C’est un hôtel chic et discret dans le Marais à Paris. Les invités, une soixantaine, des imams pour la plupart, viennent de France, d’Italie, de Belgique ou de Suède. Tôt mardi matin, ils ont déposé une gerbe de fleurs devant le Bataclan, en mémoire des victimes des attentats du 13 novembre 2015. Hasard du calendrier, c’est le jour où le président Emmanuel Macron fait ses premières annonces pour lutter contre ce qu’il appelle le «séparatisme islamique». Le dossier est compliqué. Le chef de l’Etat veut enrôler les responsables religieux dans son combat.
Sous la houlette de l'imam de Drancy (Seine-Saint-Denis), le controversé Hassen Chalghoumi, ces imams européens, parmi lesquels une poignée de mourchidates (des prédicatrices), planchent jusqu'à jeudi sur la question de la radicalisation, entre brainstorming et sessions de formation. «Il y a une urgence de plus en plus forte à prendre en main ce problème», explique à Libération Hassen Chalghoumi. Il nous reste peu de temps avant 2022.» Sa crainte ? Que l'extrême droite capte des voix en s'appuyant sur la peur du terrorisme islamiste.
«Pression»
A la tribune, en ouverture des travaux, l'ancien député de droite du Rhône Georges Fenech, qui a présidé la commission d'enquête parlementaire sur les attentats de 2015, s'enthousiasme : «Ce n'est pas seulement un colloque qui a lieu ici mais une première historique.» Il se félicite que des imams se mobilisent contre l'islam politique et le terrorisme. La brassée de compliments est sans doute excessive.
Même si l'opération est très largement médiatisée, elle fait grincer des dents. Dans les milieux musulmans, souvent réservés à l'égard des initiatives de l'imam de Drancy et aussi chez les spécialistes de l'islam. Mais avoir réuni ces responsables n'est quand même pas rien. «Il y a une pression des autorités et des préfectures pour que les imams se mobilisent sur cette question de la radicalisation», explique M'hammed Henniche, figure de la Seine-Saint-Denis et secrétaire général de l'UAM-93 (Union des associations musulmanes). Lui aussi a été invité. Mais il a décliné. «Je ne suis pas imam», explique-t-il poliment. Et diplomatiquement.

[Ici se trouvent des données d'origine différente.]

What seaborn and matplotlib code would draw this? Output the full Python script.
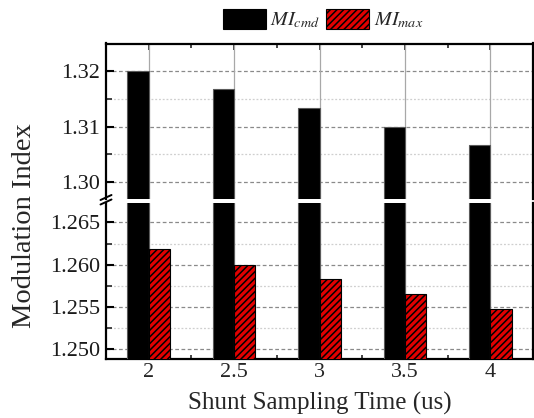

Le problème ? Tous les intervenants ou formateurs du colloque viennent du Caire, et sont rattachés directement au grand imam d'Al-Azhar, Ahmed al-Tayeb, ou appartiennent à l'université islamique. Al-Tayeb est un soutien au régime du maréchal Sissi, qui traque urbi et orbi la confrérie des Frères musulmans. «C'est l'autorité la plus respectée de l'islam sunnite», se défend Chalghoumi. Mais au colloque, il n'y a aucun spécialiste européen ou français de la radicalisation. L'imam de Drancy se défend de toute opération politique menée avec l'Egypte et ses alliés saoudiens et émiratis.
Pourtant l'islam de France fait, ces derniers mois, l'objet d'intenses batailles. «Plusieurs pays musulmans se préoccupent du fait que l'Europe serve de base arrière à l'islam politique», pointe l'un des meilleurs experts des milieux musulmans français. Récemment, un personnage est apparu dans les radars de l'islam hexagonal : Ali Nouaymi, ministre émirati chargé du Conseil mondial des minorités musulmanes. Sans succès, il a tenté de racheter l'une des grandes mosquées de la banlieue parisienne, celle d'Evry, proche du Maroc. Rabat y a fait férocement barrage. «Depuis, il y a, en France, une bataille entre le Maroc et les Emirats», explique une personnalité de l'islam de France.
Réseaux
Ces nouveaux venus (les Emiratis), les bras chargés de pétrodollars, tentent de séduire des imams sur le terrain. Leur combat, c'est d'abord et avant tout les Frères musulmans. Selon les experts, ils estiment que la France les a trop laissé prospérer. «Ils contrôlent plus de 250 mosquées», appuie Chalghoumi. Mais ces vingt dernières années, les réseaux fréristes ont surtout mis l'accent sur la création d'écoles musulmanes ; beaucoup d'ailleurs sont sous contrat avec l'Etat. Elles drainent les ressources de la branche française de la confrérie, Musulmans de France (ex-UOIF).
Mais en France, la question de la radicalisation concerne essentiellement la progression du salafisme, mouvement peu organisé si ce n’est autour de personnalités implantées localement. Celui-ci peut être, selon les travaux du chercheur Hugo Micheron, un sas vers le jihadisme.